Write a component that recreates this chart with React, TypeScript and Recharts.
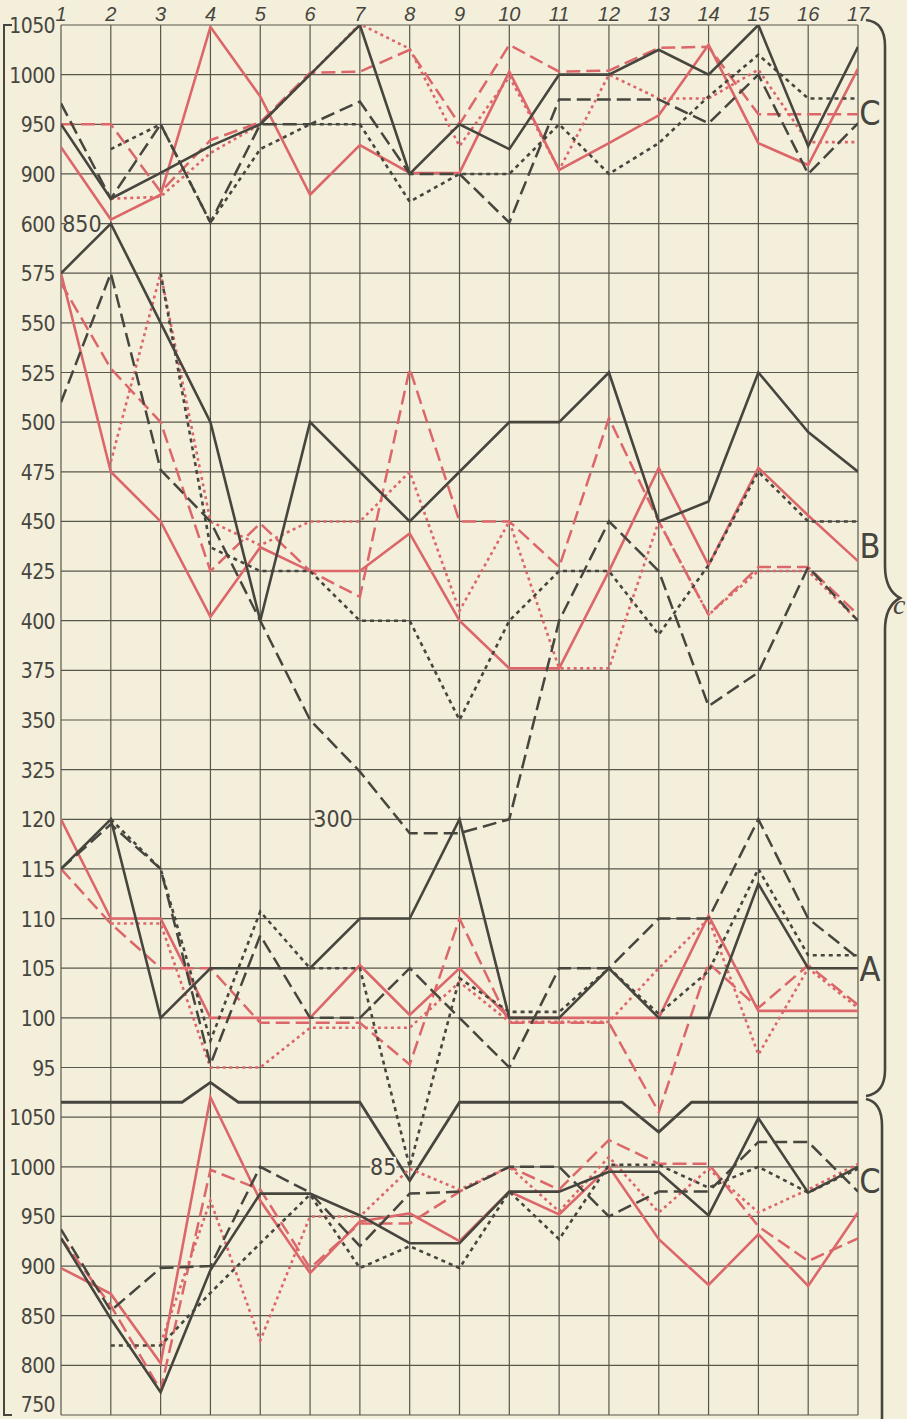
import React from 'react';
import { LineChart, Line, XAxis, YAxis, CartesianGrid, ReferenceDot } from 'recharts';

// columns 1..17 across the top
const DAYS = [1, 2, 3, 4, 5, 6, 7, 8, 9, 10, 11, 12, 13, 14, 15, 16, 17];

// left-hand scale, one label per grid row (four stacked scales)
const ROW_LABELS = [
  '1050', '1000', '950', '900',
  '600', '575', '550', '525', '500', '475', '450', '425', '400', '375', '350', '325',
  '120', '115', '110', '105', '100', '95',
  '1050', '1000', '950', '900', '850', '800', '750',
];
const ROW_TICKS = ROW_LABELS.map((_, i) => i);

// each panel gets its own hidden axis, domains chosen so they share the 28 rows
const TOP_C_DOMAIN = [-350, 1050];
const B_DOMAIN = [0, 700];
const A_DOMAIN = [60, 200];
const BOTTOM_C_DOMAIN = [750, 2150];

// upper C
const topBlackSolid = [950, 875, 901, 928, 950, 1000, 1050, 900, 950, 925, 1000, 1000, 1025, 1000, 1050, 928, 1028];
const topBlackDashed = [971, 875, 950, 851, 950, 950, 973, 900, 900, 851, 975, 975, 975, 951, 1000, 900, 951];
const topBlackDotted = [null, 925, 950, 851, 925, 950, 950, 872, 900, 900, 950, 900, 931, 978, 1020, 976, 976];
const topRedSolid = [927, 854, 879, 1048, 978, 879, 929, 901, 901, 1003, 904, 931, 959, 1030, 931, 909, 1006];
const topRedDashed = [950, 950, 882, 934, 952, 1002, 1003, 1025, 950, 1030, 1003, 1004, 1027, 1028, 960, 960, 960];
const topRedDotted = [null, 875, 877, 921, 950, 1000, 1051, 1026, 928, 998, 904, 1000, 976, 976, 1005, 932, 932];

// B
const bBlackSolid = [575, 600, 550, 500, 400, 500, 475, 450, 475, 500, 500, 525, 450, 460, 525, 495, 475];
const bBlackDashed = [510, 575, 476, 450, 400, 350, 324, 293, 293, 300, 400, 450, 425, 357, 374, 427, 400];
const bBlackDotted = [null, null, 575, 437, 425, 425, 400, 400, 350, 400, 425, 425, 393, 428, 475, 450, 450];
const bRedSolid = [575, 475, 450, 402, 437, 425, 425, 444, 400, 376, 376, 425, 477, 428, 477, 453, 430];
const bRedDashed = [570, 527, 500, 425, 449, 425, 412, 527, 450, 450, 427, 502, 450, 403, 427, 427, 403];
const bRedDotted = [null, 480, 575, 450, 438, 450, 450, 475, 405, 450, 376, 376, 450, 403, 425, 425, 400];

// A
const aBlackSolid = [115, 120, 100, 105, 105, 105, 110, 110, 120, 100, 100, 105, 100, 100, 113.5, 105, 105];
const aBlackDashed = [115, 119.5, 115, 95.3, 108.3, 100, 100, 105, 100, 95, 105, 105, 110, 110, 120, 110, 106];
const aBlackDotted = [null, 120, 115, 97.7, 110.7, 105, 105, 85, 104, 100.6, 100.6, 105, 100.4, 104.7, 115, 106.3, 106.3];
const aRedSolid = [120, 110, 110, 100, 100, 100, 105.3, 100.3, 105, 100, 100, 100, 100, 110.3, 100.7, 100.7, 100.7];
const aRedDashed = [115, 109.5, 105, 105, 99.5, 99.5, 99.5, 95.3, 110, 99.5, 99.5, 99.5, 90.5, 105.5, 101, 105.3, 101.3];
const aRedDotted = [null, 109.5, 109.5, 95, 95, 99, 99, 99, 103.6, 99.6, 99.6, 99.6, 105, 110, 96.3, 105, 101];

// lower C
const cBlackSolid = [928, 847, 773, 896, 973, 973, 951, 923, 923, 975, 975, 995, 995, 951, 1049, 974, 1000];
const cBlackDashed = [937, 855, 898, 900, 1000, 974, 920, 973, 975, 1000, 1000, 950, 975, 975, 1025, 1025, 975];
const cBlackDotted = [null, 820, 820, 873, 923, 972, 898, 920, 898, 975, 927, 1002, 1002, 979, 1000, 974, 998];
const cRedSolid = [898, 872, 802, 1070, 966, 893, 945, 953, 925, 975, 952, 1000, 927, 881, 932, 880, 954];
const cRedDashed = [928, 860, 775, 997, 977, 898, 943, 943, 975, 1000, 977, 1027, 1003, 1003, 940, 905, 928];
const cRedDotted = [null, null, 822, 966, 825, 950, 950, 998, 977, 1000, 955, 1010, 954, 998, 954, 977, 1003];

// the heavy line above lower C, its corners fall between columns
const NOTCH_X = [1, 3.43, 4, 4.56, 7, 8, 9, 12.26, 13, 13.66, 17];
const NOTCH_VALUES = [1065, 1065, 1085, 1065, 1065, 986, 1065, 1065, 1035, 1065, 1065];

const PAPER = '#f4efdb';
const INK = '#46463f';
const RED = '#dc676a';
const NARROW = '"Liberation Sans Narrow", "DejaVu Sans Condensed", sans-serif';

const STYLES: Record<string, { width: number; dash?: string }> = {
  solid: { width: 2.6 },
  dashed: { width: 2.5, dash: '14 6' },
  dotted: { width: 2.6, dash: '4 4' },
  redDotted: { width: 2.6, dash: '3 3.5' },
};

const SERIES = [
  { key: 'topRedSolid', axis: 'topC', color: RED, style: 'solid', values: topRedSolid },
  { key: 'topRedDashed', axis: 'topC', color: RED, style: 'dashed', values: topRedDashed },
  { key: 'topRedDotted', axis: 'topC', color: RED, style: 'redDotted', values: topRedDotted },
  { key: 'topBlackSolid', axis: 'topC', color: INK, style: 'solid', values: topBlackSolid },
  { key: 'topBlackDashed', axis: 'topC', color: INK, style: 'dashed', values: topBlackDashed },
  { key: 'topBlackDotted', axis: 'topC', color: INK, style: 'dotted', values: topBlackDotted },
  { key: 'bRedSolid', axis: 'B', color: RED, style: 'solid', values: bRedSolid },
  { key: 'bRedDashed', axis: 'B', color: RED, style: 'dashed', values: bRedDashed },
  { key: 'bRedDotted', axis: 'B', color: RED, style: 'redDotted', values: bRedDotted },
  { key: 'bBlackSolid', axis: 'B', color: INK, style: 'solid', values: bBlackSolid },
  { key: 'bBlackDashed', axis: 'B', color: INK, style: 'dashed', values: bBlackDashed },
  { key: 'bBlackDotted', axis: 'B', color: INK, style: 'dotted', values: bBlackDotted },
  { key: 'aRedSolid', axis: 'A', color: RED, style: 'solid', values: aRedSolid },
  { key: 'aRedDashed', axis: 'A', color: RED, style: 'dashed', values: aRedDashed },
  { key: 'aRedDotted', axis: 'A', color: RED, style: 'redDotted', values: aRedDotted },
  { key: 'aBlackSolid', axis: 'A', color: INK, style: 'solid', values: aBlackSolid },
  { key: 'aBlackDashed', axis: 'A', color: INK, style: 'dashed', values: aBlackDashed },
  { key: 'aBlackDotted', axis: 'A', color: INK, style: 'dotted', values: aBlackDotted },
  { key: 'cRedSolid', axis: 'botC', color: RED, style: 'solid', values: cRedSolid },
  { key: 'cRedDashed', axis: 'botC', color: RED, style: 'dashed', values: cRedDashed },
  { key: 'cRedDotted', axis: 'botC', color: RED, style: 'redDotted', values: cRedDotted },
  { key: 'cBlackSolid', axis: 'botC', color: INK, style: 'solid', values: cBlackSolid },
  { key: 'cBlackDashed', axis: 'botC', color: INK, style: 'dashed', values: cBlackDashed },
  { key: 'cBlackDotted', axis: 'botC', color: INK, style: 'dotted', values: cBlackDotted },
];

const data = DAYS.map((x, i) => {
  const row: Record<string, number | null> = { x };
  SERIES.forEach((s) => {
    row[s.key] = s.values[i];
  });
  return row;
});

const notchData = NOTCH_X.map((x, i) => ({ x, v: NOTCH_VALUES[i] }));

// number written on the grid with a patch of paper behind it
const Patch = (props: any) => {
  const { cx, cy, text, w } = props;
  return (
    <g>
      <rect x={cx - w / 2} y={cy - 10} width={w} height={20} fill={PAPER} />
      <text x={cx} y={cy + 8} textAnchor="middle" fill={INK} fontSize={23} fontFamily={NARROW}>
        {text}
      </text>
    </g>
  );
};

// left scale; the last label sits on the bottom edge so lift it to stay inside
const RowTick = (props: any) => {
  const { x, y, payload } = props;
  const last = payload.value === ROW_TICKS.length - 1;
  return (
    <text
      x={x}
      y={y}
      dy={last ? -3 : 8}
      textAnchor="end"
      fill={INK}
      fontSize={21}
      letterSpacing={-0.6}
      fontFamily={NARROW}
    >
      {ROW_LABELS[payload.value]}
    </text>
  );
};

export default function App() {
  return (
    <div style={{ position: 'absolute', left: 0, top: 0, width: 907, height: 1419, background: PAPER, overflow: 'hidden' }}>
      <LineChart width={907} height={1419} data={data} margin={{ top: 0, right: 49, bottom: 4, left: 0 }}>
        <CartesianGrid stroke="#57574c" strokeWidth={1.2} fill="none" />
        <XAxis
          dataKey="x"
          type="number"
          domain={[1, 17]}
          ticks={DAYS}
          interval={0}
          allowDataOverflow
          orientation="top"
          height={25}
          axisLine={false}
          tickLine={false}
          tickSize={0}
          tickMargin={4}
          tick={{ fill: INK, fontSize: 20, fontStyle: 'italic', fontFamily: '"Liberation Sans", sans-serif' }}
        />
        <YAxis
          type="number"
          domain={[0, 28]}
          reversed
          allowDataOverflow
          ticks={ROW_TICKS}
          interval={0}
          width={61}
          axisLine={false}
          tickLine={false}
          tickSize={4}
          tickMargin={2}
          tick={<RowTick />}
        />
        <YAxis yAxisId="topC" type="number" domain={TOP_C_DOMAIN} allowDataOverflow hide />
        <YAxis yAxisId="B" type="number" domain={B_DOMAIN} allowDataOverflow hide />
        <YAxis yAxisId="A" type="number" domain={A_DOMAIN} allowDataOverflow hide />
        <YAxis yAxisId="botC" type="number" domain={BOTTOM_C_DOMAIN} allowDataOverflow hide />

        <Line
          data={notchData}
          dataKey="v"
          yAxisId="botC"
          type="linear"
          stroke={INK}
          strokeWidth={2.8}
          dot={false}
          isAnimationActive={false}
        />
        {SERIES.map((s) => (
          <Line
            key={s.key}
            dataKey={s.key}
            yAxisId={s.axis}
            type="linear"
            stroke={s.color}
            strokeWidth={STYLES[s.style].width}
            strokeDasharray={STYLES[s.style].dash}
            strokeLinejoin="miter"
            dot={false}
            isAnimationActive={false}
          />
        ))}

        <ReferenceDot x={1.42} y={850} yAxisId="topC" r={0} shape={(p: any) => <Patch {...p} text="850" w={34} />} />
        <ReferenceDot x={6.46} y={300} yAxisId="B" r={0} shape={(p: any) => <Patch {...p} text="300" w={36} />} />
        <ReferenceDot x={7.47} y={85} yAxisId="A" r={0} shape={(p: any) => <Patch {...p} text="85" w={26} />} />
      </LineChart>

      <svg width={907} height={1419} style={{ position: 'absolute', left: 0, top: 0, pointerEvents: 'none' }}>
        <path d="M 12 25 L 4 25 L 4 1415 L 12 1415" stroke={INK} strokeWidth={2} fill="none" />
        <path
          d="M 866 20 Q 885 22 885 46 L 885 566 Q 885 590 900 598 Q 885 606 885 630 L 885 1070 Q 885 1093 866 1096"
          stroke={INK}
          strokeWidth={2.6}
          fill="none"
        />
        <path d="M 866 1099 Q 882 1102 882 1126 L 882 1419" stroke={INK} strokeWidth={2.6} fill="none" />
        <g fill={INK} fontFamily={NARROW} fontSize={34} textAnchor="middle">
          <text x={870} y={125}>C</text>
          <text x={870} y={558}>B</text>
          <text x={870} y={981}>A</text>
          <text x={870} y={1193}>C</text>
        </g>
        <text x={893} y={614} fill={INK} fontSize={28} fontStyle="italic" fontFamily='"Liberation Serif", serif'>c</text>
      </svg>
    </div>
  );
}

********************

Please restate the material above line by line, exactly, beginning at its first line and ending with the line that contains "const BOTTOM_C_DOMAIN = [750, 2150];", without any pictures.

- Exercise response -
Write a component that recreates this chart with React, TypeScript and Recharts.
import React from 'react';
import { LineChart, Line, XAxis, YAxis, CartesianGrid, ReferenceDot } from 'recharts';

// columns 1..17 across the top
const DAYS = [1, 2, 3, 4, 5, 6, 7, 8, 9, 10, 11, 12, 13, 14, 15, 16, 17];

// left-hand scale, one label per grid row (four stacked scales)
const ROW_LABELS = [
  '1050', '1000', '950', '900',
  '600', '575', '550', '525', '500', '475', '450', '425', '400', '375', '350', '325',
  '120', '115', '110', '105', '100', '95',
  '1050', '1000', '950', '900', '850', '800', '750',
];
const ROW_TICKS = ROW_LABELS.map((_, i) => i);

// each panel gets its own hidden axis, domains chosen so they share the 28 rows
const TOP_C_DOMAIN = [-350, 1050];
const B_DOMAIN = [0, 700];
const A_DOMAIN = [60, 200];
const BOTTOM_C_DOMAIN = [750, 2150];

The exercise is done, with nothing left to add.